Warren Elementary School students are attending classes this week at Sugarbush’s Lincoln Peak after the discovery of black mold and asbestos kept their school closed longer than expected.

A roof leak on September 3 caused flooding which led to the school being closed for two days to remediate it and inspect for mold and damage. That inspection led to the discovery of pre-existing black mold as well as asbestos disturbed by the flooding and inspection. The inspection also revealed non-black mold related to the recent flooding. The asbestos was in the walls of two classrooms and the black mold in at least five classrooms.

The school was closed and Sugarbush Resort volunteered to host Warren Elementary School this week. Students arrived on Monday, September 11, to find their teachers holding signs with their grade numbers on them. The younger students are housed in The Schoolhouse, near the Gate House Lodge and the older kids are up the hill on two floors in the Valley House.

On September 11, shortly after school started, third- and fourth-graders cheered as workers working on the new Valley House lift passed by the windows, waving at kids as they rode the chairlift up the mountain. Kids are enjoying their access to the mountain with nature hikes and visits to nearby streams. Teachers and administrative staff are getting plenty of exercise hiking from The Schoolhouse building up the hill to the Valley House.

While staff and students got back to learning, mold and asbestos mitigation was underway at the school. Crews were working almost around the clock to get the school back open. Mansfield Environmental is removing the asbestos and G.W. Savage is remediating the mold and water-damaged areas.

“The air is being tested daily and quality is improving. Further, the air quality will be tested at the completion of the project. Finally, a procedure will be implemented which will result in testing air quality in each school on a regular basis. The frequency of these tests has yet to be determined,” explained Rosemarie White, a member of the Harwood Unified Union School District (HUUSD) and a member of that board’s facilities subcommittee.

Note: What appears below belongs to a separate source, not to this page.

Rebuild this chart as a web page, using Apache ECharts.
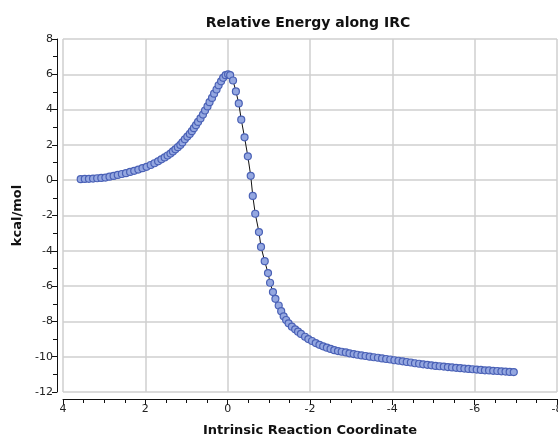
<!DOCTYPE html>
<html>
<head>
<meta charset="utf-8">
<script src="https://cdn.jsdelivr.net/npm/echarts@6/dist/echarts.min.js"></script>
<style>
html,body{margin:0;padding:0;background:#fff;}
#chart{width:558px;height:437px;}
</style>
</head>
<body>
<div id="chart"></div>
<script>
const titleText = "Relative Energy along IRC";
const xAxisName = "Intrinsic Reaction Coordinate";
const yAxisName = "kcal/mol";

const irc = [
  3.57, 3.47, 3.37, 3.27, 3.17, 3.07, 2.97, 2.87, 2.77, 2.67, 2.57, 2.47, 2.37, 2.27, 2.17, 2.07,
  1.97, 1.87, 1.78, 1.69, 1.61, 1.53, 1.46, 1.39, 1.33, 1.27, 1.21, 1.15, 1.10, 1.04, 0.98, 0.92,
  0.87, 0.82, 0.77, 0.72, 0.66, 0.60, 0.55, 0.49, 0.44, 0.38, 0.33, 0.27, 0.22, 0.16, 0.11, 0.05,
  -0.01, -0.06, -0.13, -0.20, -0.27, -0.33, -0.41, -0.49, -0.56, -0.61, -0.67, -0.76, -0.81, -0.90,
  -0.98, -1.03, -1.10, -1.16, -1.24, -1.30, -1.36, -1.42, -1.48, -1.56, -1.64, -1.71, -1.78, -1.88,
  -1.96, -2.05, -2.14, -2.23, -2.32, -2.41, -2.50, -2.59, -2.68, -2.77, -2.87, -2.96, -3.06, -3.15,
  -3.25, -3.35, -3.45, -3.55, -3.65, -3.75, -3.85, -3.95, -4.05, -4.15, -4.25, -4.35, -4.45, -4.55,
  -4.65, -4.75, -4.85, -4.95, -5.05, -5.15, -5.25, -5.35, -5.45, -5.55, -5.65, -5.75, -5.85, -5.95,
  -6.05, -6.15, -6.25, -6.35, -6.45, -6.55, -6.65, -6.75, -6.85, -6.95
];
const energy = [
  0.06, 0.07, 0.08, 0.09, 0.11, 0.13, 0.15, 0.20, 0.24, 0.30, 0.35, 0.40, 0.47, 0.53, 0.60, 0.68,
  0.76, 0.86, 0.96, 1.07, 1.18, 1.29, 1.40, 1.51, 1.63, 1.75, 1.87, 2.00, 2.14, 2.32, 2.47, 2.62,
  2.78, 2.95, 3.12, 3.30, 3.50, 3.72, 3.95, 4.18, 4.42, 4.66, 4.90, 5.14, 5.38, 5.60, 5.80, 5.95,
  6.00, 5.95, 5.65, 5.03, 4.35, 3.43, 2.43, 1.35, 0.25, -0.89, -1.90, -2.94, -3.78, -4.59,
  -5.26, -5.81, -6.34, -6.72, -7.10, -7.42, -7.71, -7.92, -8.11, -8.30, -8.45, -8.58, -8.71, -8.87,
  -9.00, -9.11, -9.23, -9.33, -9.41, -9.49, -9.56, -9.63, -9.68, -9.72, -9.76, -9.81, -9.85, -9.89,
  -9.93, -9.96, -10.00, -10.03, -10.06, -10.10, -10.13, -10.16, -10.20, -10.23, -10.26, -10.30, -10.33, -10.37,
  -10.40, -10.43, -10.46, -10.49, -10.52, -10.54, -10.56, -10.59, -10.61, -10.63, -10.65, -10.67, -10.69, -10.71,
  -10.73, -10.75, -10.77, -10.78, -10.80, -10.81, -10.83, -10.84, -10.86, -10.87
];
const xRange = [-8, 4];
const yRange = [-12, 8];
const tickStep = 2;

const points = irc.map((x, i) => [x, energy[i]]);
const font = "DejaVu Sans";

const chart = echarts.init(document.getElementById('chart'), null, {renderer: 'canvas'});
chart.setOption({
  animation: false,
  backgroundColor: '#fff',
  title: {
    text: titleText,
    left: 303, top: 11, textAlign: 'center',
    textStyle: {fontFamily: font, fontWeight: 'bold', fontSize: 14, color: '#111'}
  },
  grid: {left: 63, right: 1, top: 39, bottom: 45, containLabel: false, outerBoundsMode: 'none'},
  xAxis: {
    type: 'value', inverse: true, min: xRange[0], max: xRange[1], interval: tickStep,
    offset: 7,
    name: xAxisName, nameLocation: 'middle', nameGap: 25,
    nameTextStyle: {fontFamily: font, fontWeight: 'bold', fontSize: 13, color: '#111'},
    axisLine: {show: true, onZero: false, lineStyle: {color: '#111', width: 1}},
    axisTick: {show: true, inside: false, length: 6, lineStyle: {color: '#111'}},
    minorTick: {show: true, splitNumber: 4, length: 4, lineStyle: {color: '#111'}},
    axisLabel: {fontFamily: font, fontSize: 11, color: '#222', margin: 5,
      formatter: v => String(v)},
    splitLine: {show: true, lineStyle: {color: '#cfcfcf', width: 1.5}}
  },
  yAxis: {
    type: 'value', min: yRange[0], max: yRange[1], interval: tickStep,
    offset: 6,
    name: yAxisName, nameLocation: 'middle', nameGap: 32, nameRotate: 90,
    nameTextStyle: {fontFamily: font, fontWeight: 'bold', fontSize: 13, color: '#111'},
    axisLine: {show: true, onZero: false, lineStyle: {color: '#111', width: 1}},
    axisTick: {show: true, inside: false, length: 5, lineStyle: {color: '#111'}},
    minorTick: {show: true, splitNumber: 2, length: 4, lineStyle: {color: '#111'}},
    axisLabel: {fontFamily: font, fontSize: 11, color: '#222', margin: 4,
      formatter: v => String(v)},
    splitLine: {show: true, lineStyle: {color: '#cfcfcf', width: 1.5}}
  },
  series: [{
    type: 'line',
    data: points,
    symbol: 'circle',
    symbolSize: 7,
    showSymbol: true,
    lineStyle: {color: '#111', width: 1},
    itemStyle: {color: '#94a7e0', borderColor: '#4a61b6', borderWidth: 1.2},
    emphasis: {disabled: true}
  }]
});
</script>
</body>
</html>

White said that black mold at Warren Elementary School is not new. An inspection by the school’s insurer, VSBIT, took place in 2015 and identified black mold. Brigid Nease, superintendent of HUUSD schools, said that that earlier inspection led to two separate mold remediations.

White said that the old black mold had been taken care of and that the black mold discovered this week was new black mold that had appeared after the 2015 work. This summer the school underwent an extensive $2.55 million construction project that includes a new roof and new HVAC system as well as a new building envelope.

The school’s insurance covered up to $15,000 per black mold occurrence in 2015. The district’s share at that time was about $7,210.

With the events of the last two weeks, a variety of insurance companies will be covering the costs and the costs to HUUSD are not yet known. Because all schools in the Washington West Supervisory Union School District voted to consolidate early under Act 46, costs after the July 1, 2016, merger are socialized throughout the district.

The contractor undertaking the $2.55 million project at Warren Elementary School this summer will cover some of the costs, as will the roofing subcontractor whose faulty work led to the September 3 flooding. The school district’s insurer will also cover a portion of the black mold remediation.

“As far as we understand to date, we expect our costs to be minimal because the simple repairs that fall on us are relatively inexpensive to fix and we have already been addressing those in-house with existing staff. The majority of mold and asbestos removal since the roof failure falls directly to the roofing and building contractors and their insurance,” Nease said.

Repairs to the roof leak that caused the flooding which led to the flood remediation and then the discovery of the pre-existing black mold and asbestos problem was almost completed as The Valley Reporter went to press on September 13. It is expected to be done this week.